Chronique d’une dégringolade annoncée : l’impact de la crise immobilière sur les droits de mutation à titre onéreux (DMTO) a produit l’effet attendu sur les finances départementales. Les recettes issues de cet impôt ont enregistré une chute de 21,9 % en 2023, selon le cinquième baromètre de l’Agence France locale. La dynamique de la TVA ne suffit pas à compenser la perte de 3,2 Mds€ : les impôts indirects ont rapporté 53,3 Mds€, soit une baisse de 3,5 %. « La période dorée des budgets départementaux est close », conclut Yann Doyen, directeur des engagements de la banque des collectivités locales.
Tour de vis sur les aides aux communes
Les investissements s’en ressentent : les 13 Mds€ dépensés en 2023 traduisent une progression de 2,6 % en un an, au lieu de 7,9 % en 2022. Alors que la plupart des programmes qui relèvent des compétences départementales se poursuivent, notamment dans les routes et les collèges, les principales victimes de cet infléchissement se recrutent parmi les communes. Les subventions à leur profit servent de variables d’ajustement, compte tenu de l’impossibilité de rogner sur les dépenses sociales départementales.
Pour encaisser ce choc, le bloc communal conserve des marges de manœuvre. Yann Doyen explique cette autre leçon majeure du baromètre annuel de l’AFL : « Si le maires n’ont pas obtenu l’indexation de la dotation globale de fonctionnement sur l’inflation, ils ont pu se rattraper grâce à la revalorisation des bases fiscales ». Cet indicateur a progressé de 7,1 % en 2023, et de plus de 10 % au cours des trois dernières années, selon une trajectoire « qui fait supporter le poids de l’inflation par le contribuable », commente le directeur des engagements.
Les stations touristiques reprennent des couleurs
Cette évolution favorable aux finances du bloc communal se ressent même dans ses composantes qui, l’an dernier, donnaient des signes de fragilité : les villes moyennes, qui peinaient à assumer leurs charges de centralité, sortent de la nasse. Les territoires touristiques réduisent leur handicap structurel, lié à des équipements supportés par un petit nombre d’habitants, et calibrés pour les périodes de forte affluence.
Les établissements publics de coopération intercommunale améliorent leur note de 4,3 %. Deux sous-ensembles situés aux extrêmes démographiques connaissent les situations les plus enviables : les métropoles et les communes de moins de 500 habitants.

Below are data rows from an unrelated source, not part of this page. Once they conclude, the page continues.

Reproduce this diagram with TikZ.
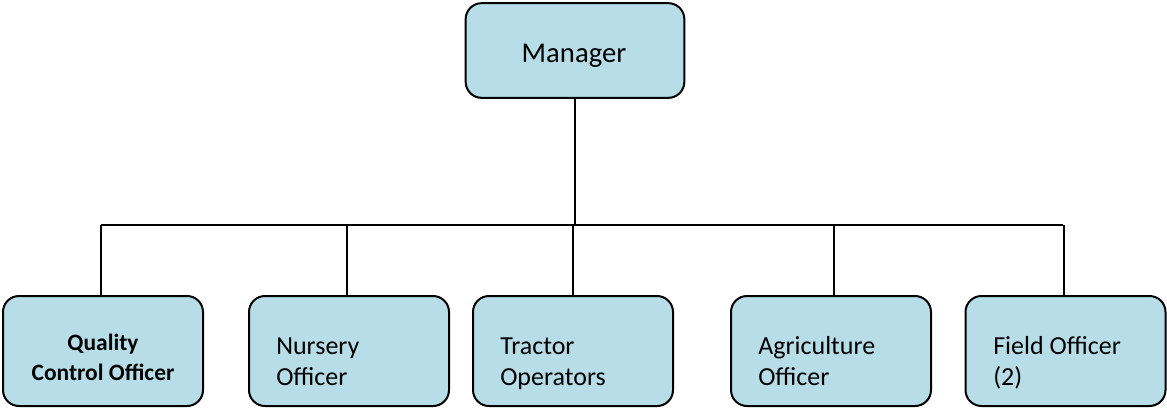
\documentclass[tikz,border=0pt]{standalone}
\usepackage{fontspec}
\setmainfont{Carlito}
\definecolor{boxblue}{HTML}{B7DEE8}
\begin{document}
\begin{tikzpicture}[x=0.75pt,y=-0.75pt,
  box/.style={draw=black, line width=1.5pt, fill=boxblue, rounded corners=12pt,
              inner sep=0pt, minimum width=150pt, minimum height=82.5pt},
  link/.style={line width=1.4pt},
  lbl/.style={anchor=base west, inner sep=0pt, font=\fontsize{19.5}{23}\selectfont},
  bold/.style={anchor=base, inner sep=0pt, font=\fontsize{17.6}{21}\selectfont\bfseries}
]
\useasboundingbox (0,0) rectangle (1167,408);

% top box
\node[box, minimum width=164pt, minimum height=71pt] (mgr) at (575,50.5) {};
\node[anchor=base, inner sep=0pt, font=\fontsize{21.5}{25}\selectfont] (tmgr) at (574,62) {Manager};

% bottom row
\node[box] (qc)  at (103,351) {};
\node[box] (nur) at (349,351) {};
\node[box] (tra) at (573,351) {};
\node[box] (agr) at (831,351) {};
\node[box] (fld) at (1065.5,351) {};

% labels
\node[bold] (tqc1) at (103,350) {Quality};
\node[bold] (tqc2) at (103,380) {Control Officer};
\node[lbl] (tnur1) at (276,354) {Nursery};
\node[lbl] (tnur2) at (276,385) {Officer};
\node[lbl] (ttra1) at (500,354) {Tractor};
\node[lbl] (ttra2) at (500,385) {Operators};
\node[lbl] (tagr1) at (758,354) {Agriculture};
\node[lbl] (tagr2) at (758,385) {Officer};
\node[lbl] (tfld1) at (993,354) {Field Officer};
\node[lbl] (tfld2) at (993,385) {(2)};

% connectors
\coordinate (busL) at (101,225);
\coordinate (busR) at (1063,225);
\draw[link] (busL) -- (busR);
\draw[link] (mgr.south) -- (mgr.south |- busL);
\draw[link] ([xshift=-1.5pt]qc.north) -- ([xshift=-1.5pt]qc.north |- busL);
\draw[link] ([xshift=-1.5pt]nur.north) -- ([xshift=-1.5pt]nur.north |- busL);
\draw[link] (tra.north) -- (tra.north |- busL);
\draw[link] ([xshift=2pt]agr.north) -- ([xshift=2pt]agr.north |- busL);
\draw[link] ([xshift=-1pt]fld.north) -- ([xshift=-1pt]fld.north |- busL);
\end{tikzpicture}
\end{document}
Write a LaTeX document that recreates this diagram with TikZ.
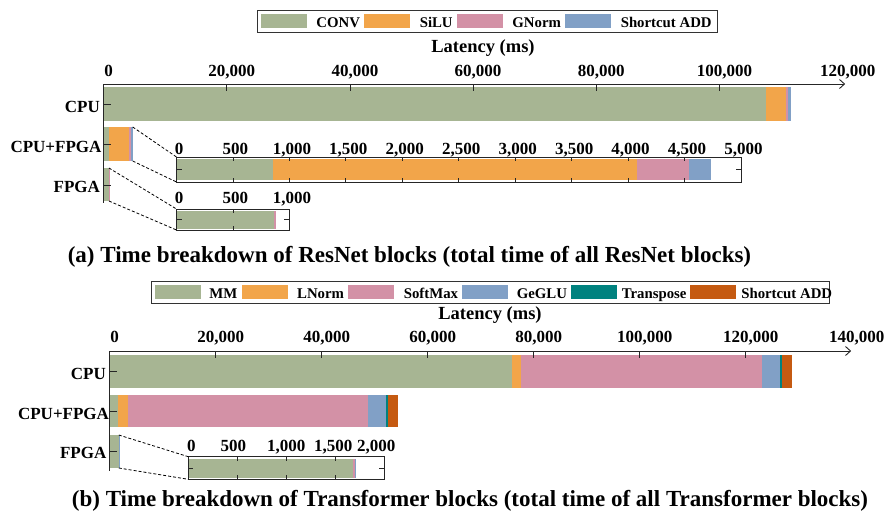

Les régions au pied du mur
Défavorables aux départements et positives pour le bloc communal, les deux évolutions les plus remarquables tracées par l’AFL coulent de la même source désignée par Yann Doyen : « La nationalisation de la fiscalité locale, consécutive à la suppression de la taxe d’habitation et à ses effets en cascade ». Cette marque de fabrique de la présidence Macron produit aussi ses effets sur les finances des régions, affectées par la baisse structurelle des mobilités carbonées qui alimentent la taxe intérieure de consommation sur les produits énergétiques (TICPE).
Conséquence d’une épargne brute en baisse de 5,5 % qui atteint 5,9Mds€, la note de cette famille de collectivités se dégrade de 12,6 %, passant de 3,24 à 2,87. Sans susciter, à court terme, des inquiétudes comparables à celles que connaissent les départements, cette évolution pose la question du financement de la transition écologique.
Modélisation verte à l’étude
Compte tenu de leur rôle clé dans la décarbonation des mobilités, le verdissement de l’industrie et la protection de la biodiversité, les régions peuvent s’attendre à se heurter de front au mur d’investissement dressé par les engagements environnementaux de la France.
« Pour atténuer le choc, les progrès récents sur la voie de la pluriannualité des soutiens financiers de l’Etat allaient dans le bon sens », rappelle Yann Doyen. Mais ces signaux rassurants résisteront-ils au séisme politique né de la dissolution de l’Assemblée nationale ? A défaut de pouvoir répondre à cette question qui sort de ses compétences, l’AFL annonce la gestation d’un outil de modélisation des impacts des dépenses climatiques. Les algorithmes s'appuieront sur le traitement de 40 ans de budgets locaux.